Mr Nortey explained that the aim of PFAG was to build the capacities of its members to reposition them properly to take advantage of any intervention to increase their productivity and incomes and reduce poverty among smallholder farmers. 

He said the training which was in partnership with the Ghana Enterprise Agency was to expose the aggregators to more formalised ways of doing business that would attract investors and opportunities and help them benefit appropriately from government’s interventions. 

He explained that agriculture was a business which needed strategic investment and called on the government to complement the work of PFAG to ensure that smallholder farmers had the capacity to benefit from any future interventions and policy decision making. 

Madam Stella Chibelitu Kada, an aggregator and participant of the training expressed gratitude to PFAG for the training, indicating that it had exposed them to critical issues that would boost their agribusinesses. 
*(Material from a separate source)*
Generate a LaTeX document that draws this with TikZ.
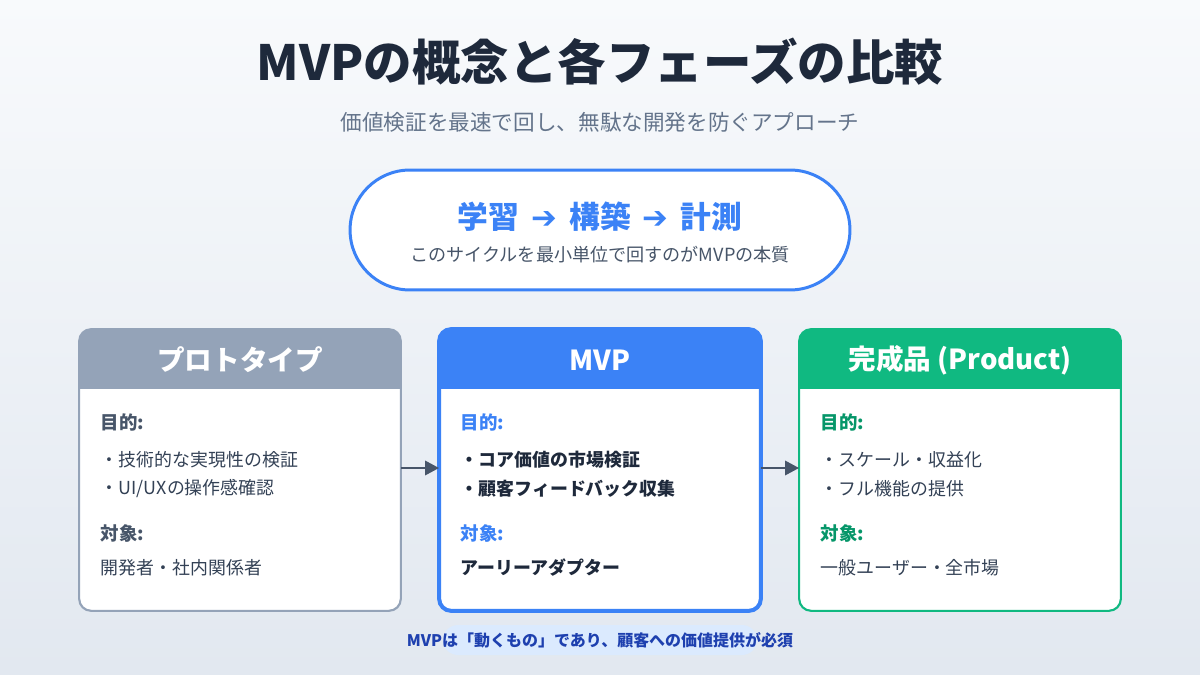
\documentclass[tikz,border=0pt]{standalone}
\usepackage{fontspec}
\setmainfont{Noto Sans CJK JP}
\newfontfamily\symfont{DejaVu Sans}
\usetikzlibrary{arrows.meta}

\definecolor{bgtop}{HTML}{F8FAFC}
\definecolor{bgbot}{HTML}{E2E8F0}
\definecolor{ctitle}{HTML}{1E293B}
\definecolor{csub}{HTML}{64748B}
\definecolor{cslate}{HTML}{475569}
\definecolor{ctext}{HTML}{334155}
\definecolor{cgray}{HTML}{94A3B8}
\definecolor{cblue}{HTML}{3B82F6}
\definecolor{cgreen}{HTML}{10B981}
\definecolor{cgreendk}{HTML}{059669}
\definecolor{cnote}{HTML}{1E40AF}
\definecolor{cnotebg}{HTML}{DBEAFE}

\tikzset{
every picture/.style={
line width=1pt
},
card/.style={minimum width=6.4cm, minimum height=5.6cm, rounded corners=0.24cm, fill=white, inner sep=0},
hdr/.style={text=white, font=\bfseries\fontsize{15.7}{18}\selectfont},
lbl/.style={anchor=west, inner sep=0, font=\bfseries\fontsize{10.5}{12}\selectfont},
item/.style={anchor=west, inner sep=0, text=ctext, font=\fontsize{10.2}{12}\selectfont},
flow/.style={-{Triangle[length=0.28cm,width=0.28cm]}, draw=cslate, line width=1.7pt}
}

\begin{document}
\begin{tikzpicture}[x=0.02cm, y=-0.02cm]
  % background
  \shade[top color=bgtop, bottom color=bgbot] (0,0) rectangle (1200,675);

  % title
  \node[text=ctitle, font=\bfseries\fontsize{27.6}{32}\selectfont] (title) at (600,62) {MVPの概念と各フェーズの比較};
  \node[text=csub, font=\fontsize{12.3}{15}\selectfont] (subtitle) at (600,122) {価値検証を最速で回し、無駄な開発を防ぐアプローチ};

  % cycle
  \node[draw=cblue, line width=1.7pt, fill=white, rounded corners=1.2cm, minimum width=10cm, minimum height=2.4cm] (cycle) at (600,230) {};
  \node[text=cblue, font=\bfseries\fontsize{17.5}{21}\selectfont] (cycleT) at (600,217) {学習\ \,{\symfont ➔}\,\ 構築\ \,{\symfont ➔}\,\ 計測};
  \node[text=cslate, font=\fontsize{10.3}{12}\selectfont] (cycleS) at (600,255) {このサイクルを最小単位で回すのがMVPの本質};

  % cards
  \foreach \nm/\cx/\col/\lw/\ttl in {proto/240/cgray/1.2pt/プロトタイプ, mvp/600/cblue/2.3pt/MVP, prod/960/cgreen/1.2pt/{完成品 (Product)}}{
    \node[card] (\nm) at (\cx,470) {};
    \begin{scope}
      \clip[rounded corners=0.24cm] (\nm.south west) rectangle (\nm.north east);
      \fill[\col] (\nm.north west) rectangle ([yshift=-1.2cm]\nm.north east);
    \end{scope}
    \draw[\col, line width=\lw, rounded corners=0.24cm] (\nm.south west) rectangle (\nm.north east);
    \node[hdr] (\nm T) at (\cx,360) {\ttl};
  }

  % prototype
  \node[lbl, text=cslate] (protoGoal) at (100,422) {目的:};
  \node[item] (protoA) at (100,460) {・技術的な実現性の検証};
  \node[item] (protoB) at (100,489) {・UI/UXの操作感確認};
  \node[lbl, text=cslate] (protoWho) at (100,533) {対象:};
  \node[item] (protoC) at (100,568) {開発者・社内関係者};

  % mvp
  \node[lbl, text=cblue] (mvpGoal) at (460,422) {目的:};
  \node[item, text=ctitle, font=\bfseries\fontsize{10.2}{12}\selectfont] (mvpA) at (460,460) {・コア価値の市場検証};
  \node[item, text=ctitle, font=\bfseries\fontsize{10.2}{12}\selectfont] (mvpB) at (460,489) {・顧客フィードバック収集};
  \node[lbl, text=cblue] (mvpWho) at (460,533) {対象:};
  \node[item, text=ctitle, font=\bfseries\fontsize{10.2}{12}\selectfont] (mvpC) at (460,568) {アーリーアダプター};

  % product
  \node[lbl, text=cgreendk] (prodGoal) at (820,422) {目的:};
  \node[item] (prodA) at (820,460) {・スケール・収益化};
  \node[item] (prodB) at (820,489) {・フル機能の提供};
  \node[lbl, text=cgreendk] (prodWho) at (820,533) {対象:};
  \node[item] (prodC) at (820,568) {一般ユーザー・全市場};

  % arrows
  \draw[flow] ([yshift=0.04cm]proto.east) -- ([yshift=0.04cm]mvp.west);
  \draw[flow] ([yshift=0.04cm]mvp.east) -- ([yshift=0.04cm]prod.west);

  % note
  \fill[cnotebg, rounded corners=0.3cm] (443,625) rectangle (757,655);
  \node[text=cnote, font=\bfseries\fontsize{9.1}{11}\selectfont] (note) at (600,640) {MVPは「動くもの」であり、顧客への価値提供が必須};
\end{tikzpicture}
\end{document}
She, however, expressed worry about the implementation of the PFJ 2.0 which made it difficult for aggregators to benefit from the programme and called on government to support activities of smallholder farmers.  

Alhaji Abdul-Rahman Mohammed, another aggregator explained that there was delay in the release of farm inputs to farmers which affected smallholder farmers’ access to PFJ 2.0 package and called for review of the intervention in subsequent implementation.